§ DIRECTIONS
Without the pictures, extract every line from the start of the material to the line containing "const fmt = v => v.toFixed(1) + '%';", both ends included.

§ GIVEN MATERIAL

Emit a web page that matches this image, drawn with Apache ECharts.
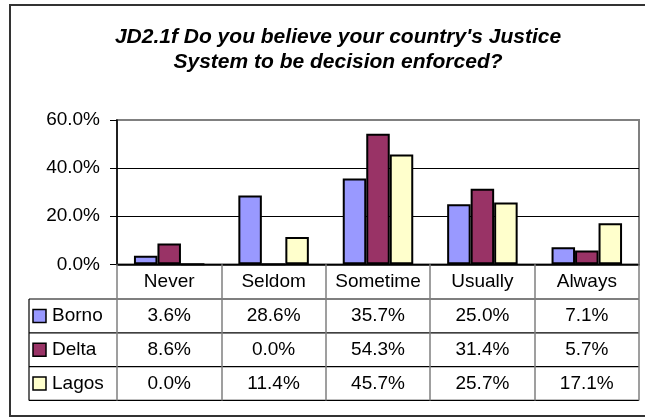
<!DOCTYPE html>
<html><head><meta charset="utf-8">
<script src="https://cdn.jsdelivr.net/npm/echarts@6/dist/echarts.min.js"></script>
<style>html,body{margin:0;padding:0;background:#fff}#c{width:645px;height:420px}</style>
</head><body><div id="c"></div>
<script>
const titleLines = ["JD2.1f Do you believe your country's Justice", "System to be decision enforced?"];
const categories = ["Never", "Seldom", "Sometime", "Usually", "Always"];
const seriesNames = ["Borno", "Delta", "Lagos"];
const borno = [3.6, 28.6, 35.7, 25.0, 7.1];
const delta = [8.6, 0.0, 54.3, 31.4, 5.7];
const lagos = [0.0, 11.4, 45.7, 25.7, 17.1];
const yTicks = [0, 20, 40, 60];
const seriesColors = ['#9999FF', '#993366', '#FFFFCC'];

const FONT = '"Liberation Sans", Arial, sans-serif';
const G = {left: 117, right: 639, top: 120, bottom: 264.3};
const rowTop = 299, rowH = 33.8, tableLeft = 29;
const values = [borno, delta, lagos];
const fmt = v => v.toFixed(1) + '%';

const chart = echarts.init(document.getElementById('c'), null, {renderer: 'canvas'});
chart.setOption({
  animation: false,
  backgroundColor: '#fff',
  textStyle: {fontFamily: FONT},
  title: {
    text: titleLines.join('\n'), left: 333, top: 20, textAlign: 'center',
    textStyle: {fontSize: 21, fontWeight: 'bold', fontStyle: 'italic', color: '#000', lineHeight: 25, fontFamily: FONT}
  },
  grid: {left: G.left, top: G.top, width: G.right - G.left, height: G.bottom - G.top,
    show: true, borderColor: '#808080', borderWidth: 2, backgroundColor: '#fff'},
  xAxis: {
    type: 'category', data: categories, boundaryGap: true,
    axisLine: {lineStyle: {color: '#000', width: 1.5}},
    axisTick: {show: true, interval: 0, length: rowTop + 3 * rowH - G.bottom, lineStyle: {color: '#808080', width: 1.5}},
    axisLabel: {interval: 0, color: '#000', fontSize: 19, margin: 17.5, verticalAlign: 'middle', fontFamily: FONT}
  },
  yAxis: {
    type: 'value', min: yTicks[0], max: yTicks[yTicks.length - 1], interval: yTicks[1] - yTicks[0],
    axisLine: {show: true, lineStyle: {color: '#000', width: 1.5}},
    axisTick: {show: true, length: 7, lineStyle: {color: '#000'}},
    axisLabel: {color: '#000', fontSize: 19, margin: 17, formatter: fmt, fontFamily: FONT},
    splitLine: {show: true, showMaxLine: false, lineStyle: {color: '#000', width: 1}}
  },
  series: seriesNames.map((n, i) => ({
    name: n, type: 'bar', data: values[i], barWidth: 23.5, barGap: '0%',
    itemStyle: {color: seriesColors[i], borderColor: '#000', borderWidth: 2}
  }))
});

const xs = categories.map(c => chart.convertToPixel({xAxisIndex: 0}, c));
const els = [];
els.push({type: 'rect', silent: true, z: 0, shape: {x: 10, y: 5, width: 700, height: 411},
  style: {fill: null, stroke: '#333', lineWidth: 2}});
for (let r = 0; r <= 3; r++) {
  const y = rowTop + r * rowH;
  els.push({type: 'line', silent: true, shape: {x1: tableLeft, y1: y, x2: G.right, y2: y},
    style: {stroke: '#000', lineWidth: 1.2}});
}
els.push({type: 'line', silent: true, shape: {x1: tableLeft, y1: rowTop, x2: tableLeft, y2: rowTop + 3 * rowH},
  style: {stroke: '#000', lineWidth: 1.2}});
seriesNames.forEach((n, i) => {
  const cy = rowTop + (i + 0.5) * rowH;
  els.push({type: 'rect', silent: true, shape: {x: 33, y: cy - 6.5, width: 13, height: 13},
    style: {fill: seriesColors[i], stroke: '#000', lineWidth: 1.5}});
  els.push({type: 'text', silent: true, x: 52, y: cy,
    style: {text: n, fontSize: 19, fontFamily: FONT, fill: '#000', align: 'left', verticalAlign: 'middle'}});
  values[i].forEach((v, j) => {
    els.push({type: 'text', silent: true, x: xs[j], y: cy,
      style: {text: fmt(v), fontSize: 19, fontFamily: FONT, fill: '#000', align: 'center', verticalAlign: 'middle'}});
  });
});
chart.setOption({graphic: els});
</script></body></html>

§ ANSWER TO THIS TASK
Emit a web page that matches this image, drawn with Apache ECharts.
<!DOCTYPE html>
<html><head><meta charset="utf-8">
<script src="https://cdn.jsdelivr.net/npm/echarts@6/dist/echarts.min.js"></script>
<style>html,body{margin:0;padding:0;background:#fff}#c{width:645px;height:420px}</style>
</head><body><div id="c"></div>
<script>
const titleLines = ["JD2.1f Do you believe your country's Justice", "System to be decision enforced?"];
const categories = ["Never", "Seldom", "Sometime", "Usually", "Always"];
const seriesNames = ["Borno", "Delta", "Lagos"];
const borno = [3.6, 28.6, 35.7, 25.0, 7.1];
const delta = [8.6, 0.0, 54.3, 31.4, 5.7];
const lagos = [0.0, 11.4, 45.7, 25.7, 17.1];
const yTicks = [0, 20, 40, 60];
const seriesColors = ['#9999FF', '#993366', '#FFFFCC'];

const FONT = '"Liberation Sans", Arial, sans-serif';
const G = {left: 117, right: 639, top: 120, bottom: 264.3};
const rowTop = 299, rowH = 33.8, tableLeft = 29;
const values = [borno, delta, lagos];
const fmt = v => v.toFixed(1) + '%';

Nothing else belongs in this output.